'Democracy won', says Lula two years after Brasilia riots

The 79-year-old made his first notable appearance since undergoing emergency head surgery last month, donning a fedora for the ceremony held on the anniversary of the mob attack by backers of right-wing former president Jair Bolsonaro.

“If these works of art are back here, restored with care by men and women who dedicated more than 1,760 hours of their lives to them, it is because democracy won. Otherwise, they would be destroyed forever,” said Lula.

“Today is the day to say loud and clear, we are still here,” he said, in a nod to Brazilian Oscar hopeful “I’m Still Here”, a true story about the country’s military dictatorship which on Sunday earned lead actress Fernanda Torres a Golden Globe.

“We are here to say loud and clear, dictatorship never again, democracy always,” said Lula.
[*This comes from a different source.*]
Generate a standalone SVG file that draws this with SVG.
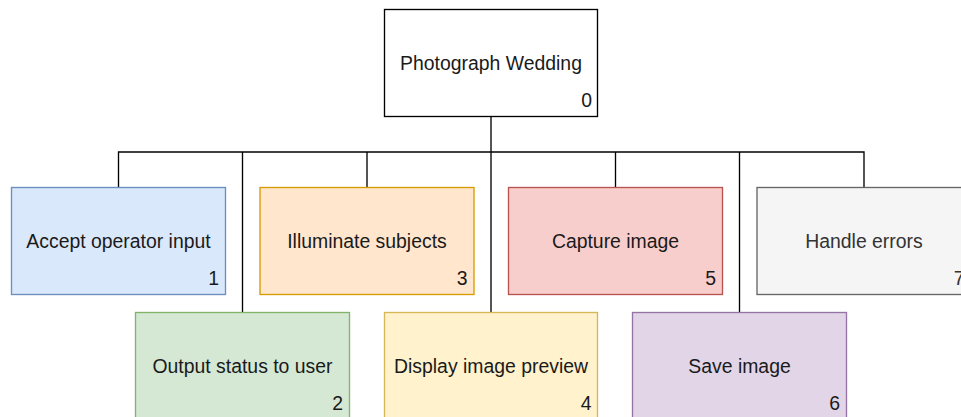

The 2023 attack on the presidential palace, Congress and Supreme Court came a week after Lula was inaugurated, with Bolsonaro supporters calling for the military to oust him and claiming the election was stolen.

The Brasilia riots stunned the world with striking echoes of the US Capitol insurrection two years earlier by supporters of Donald Trump.

A total of 21 damaged artworks, sculptures and historical items have been restored and returned to the seats of power in Brazil. Some 50 experts were involved in their repair.

Among the most iconic items restored is the modernist painting “As Mulatas,” a three-and-a-half-meter-wide work by Emiliano Di Cavalcanti, which had been slashed with knives.